Labor supporters are growing increasingly confident the party will be able to form Australia’s next government, but it remains to be seen whether it would be in their own right.
As it approaches the 76 seats needed for a majority government and independents claimed Liberal seats in New South Wales and Victoria.
As ballots continue to be counted across the country, Labor is looking on track to form at least a minority government.
With 25 per cent of the vote counted, the Coalition was on 35 per cent of the national primary vote to Labor’s 31 per cent.
The Greens were sitting on 12.6 per cent of the primary vote, while independents held just over six per cent.
The Coalition was particularly hard hit in Western Australia, where four seats – Pearce, Hasluck, Moore and Curtin – were lost in the face of massive swings.
Independent candidates could have a huge say on the makeup of Australia’s next parliament, with one former Liberal minister stating they may be a game-changer.
In North Sydney, Trent Zimmerman conceded defeat to Kylea Tink shortly after 9pm.
In Warringah, Zali Stegall appears certain to retain the seat once held by Tony Abbott, according to ABC elections guru Antony Green.
Former journalist Zoe Daniel claimed victory over Liberal MP Tim Wilson in the seat of Goldstein, while Treasurer Josh Frydenberg faces a strong challenge from Monique Ryan in Kooyong.
Allegra Spender, meanwhile, looks to have defeated incumbent Dave Sharma in Wentworth.
With counting continuing, Mr Wilson was facing a swing of just over 10 per cent against him at 7pm (AEST) in the Victorian seat, while Mr Frydenberg was holding on by a five per cent margin.
Climate 200 convenor Simon Holmes a Court, who is supporting the independent candidates, said two-to-four of the independents he’s backed would win seats. He said making seats marginal was also important.
“The real thing to watch tonight is how many seats come down to a two-horse race between the independent candidate and the incumbent,” he told Sky News.
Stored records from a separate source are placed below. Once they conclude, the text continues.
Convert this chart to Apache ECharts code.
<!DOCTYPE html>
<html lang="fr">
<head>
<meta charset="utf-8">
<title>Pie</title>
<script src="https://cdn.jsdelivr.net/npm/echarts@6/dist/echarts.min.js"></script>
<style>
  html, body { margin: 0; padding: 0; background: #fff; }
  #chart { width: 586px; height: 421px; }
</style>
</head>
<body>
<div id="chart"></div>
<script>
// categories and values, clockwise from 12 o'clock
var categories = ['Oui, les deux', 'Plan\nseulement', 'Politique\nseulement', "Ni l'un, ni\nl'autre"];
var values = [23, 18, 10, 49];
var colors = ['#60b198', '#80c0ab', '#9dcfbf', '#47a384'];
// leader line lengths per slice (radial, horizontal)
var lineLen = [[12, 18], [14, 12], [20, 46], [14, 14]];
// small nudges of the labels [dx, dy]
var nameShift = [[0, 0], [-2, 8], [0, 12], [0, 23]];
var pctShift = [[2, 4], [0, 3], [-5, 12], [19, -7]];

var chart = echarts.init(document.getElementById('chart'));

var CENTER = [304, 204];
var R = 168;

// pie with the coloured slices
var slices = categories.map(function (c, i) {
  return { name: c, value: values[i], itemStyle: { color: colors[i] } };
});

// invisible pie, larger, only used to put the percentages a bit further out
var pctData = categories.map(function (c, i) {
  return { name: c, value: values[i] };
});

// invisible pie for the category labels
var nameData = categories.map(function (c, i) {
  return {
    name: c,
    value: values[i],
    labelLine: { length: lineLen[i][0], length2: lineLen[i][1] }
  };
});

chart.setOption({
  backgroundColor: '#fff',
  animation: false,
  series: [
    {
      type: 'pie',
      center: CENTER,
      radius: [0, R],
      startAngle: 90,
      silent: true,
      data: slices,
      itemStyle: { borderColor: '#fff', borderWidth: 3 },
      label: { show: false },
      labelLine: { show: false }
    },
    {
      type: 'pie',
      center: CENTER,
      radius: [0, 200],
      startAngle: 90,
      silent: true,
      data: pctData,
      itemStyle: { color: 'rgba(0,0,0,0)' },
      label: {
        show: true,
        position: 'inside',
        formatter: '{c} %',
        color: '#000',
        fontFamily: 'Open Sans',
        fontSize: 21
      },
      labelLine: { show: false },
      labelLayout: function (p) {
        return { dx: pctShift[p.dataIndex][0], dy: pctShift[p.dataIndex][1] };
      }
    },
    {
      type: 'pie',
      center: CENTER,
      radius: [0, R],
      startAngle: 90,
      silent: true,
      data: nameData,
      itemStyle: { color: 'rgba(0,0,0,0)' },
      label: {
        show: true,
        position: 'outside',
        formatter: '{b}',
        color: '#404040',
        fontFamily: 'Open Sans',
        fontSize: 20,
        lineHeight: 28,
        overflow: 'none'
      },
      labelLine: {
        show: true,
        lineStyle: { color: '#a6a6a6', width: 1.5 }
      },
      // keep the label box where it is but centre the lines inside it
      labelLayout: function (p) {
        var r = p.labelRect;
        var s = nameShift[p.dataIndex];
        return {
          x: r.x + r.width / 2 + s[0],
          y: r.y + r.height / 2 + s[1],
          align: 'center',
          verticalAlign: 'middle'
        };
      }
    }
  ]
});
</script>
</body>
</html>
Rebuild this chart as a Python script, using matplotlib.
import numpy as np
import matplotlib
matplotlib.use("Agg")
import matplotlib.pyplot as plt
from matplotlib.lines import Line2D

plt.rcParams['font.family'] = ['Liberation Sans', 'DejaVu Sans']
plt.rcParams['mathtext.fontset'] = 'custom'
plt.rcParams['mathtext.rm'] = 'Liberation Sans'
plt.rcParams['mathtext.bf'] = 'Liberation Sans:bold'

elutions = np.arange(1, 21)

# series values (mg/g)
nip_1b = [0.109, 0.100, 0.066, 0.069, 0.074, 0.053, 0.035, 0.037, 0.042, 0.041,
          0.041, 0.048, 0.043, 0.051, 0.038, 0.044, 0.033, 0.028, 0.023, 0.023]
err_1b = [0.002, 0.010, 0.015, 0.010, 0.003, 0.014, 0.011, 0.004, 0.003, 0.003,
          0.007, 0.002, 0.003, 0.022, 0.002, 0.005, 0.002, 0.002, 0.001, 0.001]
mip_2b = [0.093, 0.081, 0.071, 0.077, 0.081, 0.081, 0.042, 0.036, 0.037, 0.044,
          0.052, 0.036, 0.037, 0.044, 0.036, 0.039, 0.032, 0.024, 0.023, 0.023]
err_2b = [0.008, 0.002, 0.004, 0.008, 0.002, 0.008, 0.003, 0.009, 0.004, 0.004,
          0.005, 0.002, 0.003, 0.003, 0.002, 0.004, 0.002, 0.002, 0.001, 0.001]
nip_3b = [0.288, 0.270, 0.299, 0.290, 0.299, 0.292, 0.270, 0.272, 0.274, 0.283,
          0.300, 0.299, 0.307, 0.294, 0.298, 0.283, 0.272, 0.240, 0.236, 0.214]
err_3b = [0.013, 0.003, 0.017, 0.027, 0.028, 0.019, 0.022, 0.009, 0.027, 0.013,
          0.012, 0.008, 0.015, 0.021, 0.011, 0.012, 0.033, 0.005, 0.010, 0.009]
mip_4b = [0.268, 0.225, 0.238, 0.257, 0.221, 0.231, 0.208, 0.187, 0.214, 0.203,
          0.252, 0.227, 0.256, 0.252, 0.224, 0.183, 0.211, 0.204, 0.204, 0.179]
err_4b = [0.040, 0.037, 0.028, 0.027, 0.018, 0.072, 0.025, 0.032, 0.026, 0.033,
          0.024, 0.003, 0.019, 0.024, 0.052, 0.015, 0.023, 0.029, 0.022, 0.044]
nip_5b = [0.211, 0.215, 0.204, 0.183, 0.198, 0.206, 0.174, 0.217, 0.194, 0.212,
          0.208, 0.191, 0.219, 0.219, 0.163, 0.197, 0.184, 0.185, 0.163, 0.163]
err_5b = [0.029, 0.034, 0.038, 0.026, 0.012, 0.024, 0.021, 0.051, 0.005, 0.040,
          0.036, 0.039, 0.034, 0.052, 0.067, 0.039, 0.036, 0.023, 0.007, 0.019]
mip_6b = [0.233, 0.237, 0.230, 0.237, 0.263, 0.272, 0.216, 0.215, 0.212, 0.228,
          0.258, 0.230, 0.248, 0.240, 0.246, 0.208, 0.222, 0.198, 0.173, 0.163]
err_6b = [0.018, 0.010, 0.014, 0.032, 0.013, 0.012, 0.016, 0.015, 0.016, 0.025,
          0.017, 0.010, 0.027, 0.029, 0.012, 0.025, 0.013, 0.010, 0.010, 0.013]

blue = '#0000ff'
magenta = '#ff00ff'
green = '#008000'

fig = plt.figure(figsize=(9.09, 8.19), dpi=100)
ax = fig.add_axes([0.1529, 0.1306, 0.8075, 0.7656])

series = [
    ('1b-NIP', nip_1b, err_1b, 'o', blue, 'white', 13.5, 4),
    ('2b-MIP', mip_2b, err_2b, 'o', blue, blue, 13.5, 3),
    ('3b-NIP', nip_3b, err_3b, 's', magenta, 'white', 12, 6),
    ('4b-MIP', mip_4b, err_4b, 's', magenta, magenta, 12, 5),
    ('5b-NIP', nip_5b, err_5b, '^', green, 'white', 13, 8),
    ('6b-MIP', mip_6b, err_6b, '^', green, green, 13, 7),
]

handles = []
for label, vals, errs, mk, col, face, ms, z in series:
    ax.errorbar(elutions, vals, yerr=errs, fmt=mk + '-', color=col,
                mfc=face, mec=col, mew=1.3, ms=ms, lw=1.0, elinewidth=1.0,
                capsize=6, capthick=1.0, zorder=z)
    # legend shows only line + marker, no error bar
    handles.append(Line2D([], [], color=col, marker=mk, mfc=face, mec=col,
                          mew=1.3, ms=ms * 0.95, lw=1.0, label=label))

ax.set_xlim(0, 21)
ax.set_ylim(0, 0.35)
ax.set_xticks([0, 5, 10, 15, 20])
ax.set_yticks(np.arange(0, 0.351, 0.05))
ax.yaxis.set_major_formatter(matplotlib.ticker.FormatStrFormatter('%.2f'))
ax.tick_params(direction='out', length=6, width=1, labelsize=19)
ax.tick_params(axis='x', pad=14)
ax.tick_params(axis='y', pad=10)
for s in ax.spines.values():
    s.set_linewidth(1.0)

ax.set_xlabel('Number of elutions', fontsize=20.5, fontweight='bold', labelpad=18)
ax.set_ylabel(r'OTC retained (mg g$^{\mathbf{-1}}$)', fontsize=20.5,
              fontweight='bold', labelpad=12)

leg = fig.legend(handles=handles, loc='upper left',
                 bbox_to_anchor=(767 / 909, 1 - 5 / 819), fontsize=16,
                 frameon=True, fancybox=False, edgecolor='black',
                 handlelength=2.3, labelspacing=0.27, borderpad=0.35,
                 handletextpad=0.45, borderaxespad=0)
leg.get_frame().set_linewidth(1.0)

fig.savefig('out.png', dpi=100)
“We’ll see how many seats become marginal this election, which will be very exciting.”
Mr Holmes a Court said it was unsurprising the independent candidates had not declared who they would support in a hung parliament.
‘No strings attached’
“That’s absolutely a matter for each of the candidates to form a position, we were completely hands-off,” he said.
“No strings attached, completely up to them, but I understand … the successful ones will go into negotiations, and if you walk into a negotiation, you want to have as many options in front of you.”
Former Liberal minister Christopher Pyne labelled the teal independents “political deceivers” and “political frauds”.
“They have one purpose and that’s to remove small-l Liberal members from the party room and to make the Liberal Party more right-wing and therefore unelectable,” he told Seven News.
“Calling them independents is really quite false. It’s a very obvious campaign and I don’t think they’ll do as well.”
Ms Daniel said on Twitter she was hopeful of making history in Goldstein.
Crossbenchers seeking re-election from the last parliament included independents Zali Steggall, Helen Haines and Andrew Wilkie, along with Adam Bandt (Greens), Bob Katter (Katter’s Australian Party), Craig Kelly (United Australia Party) and Rebekha Sharkie (Centre Alliance).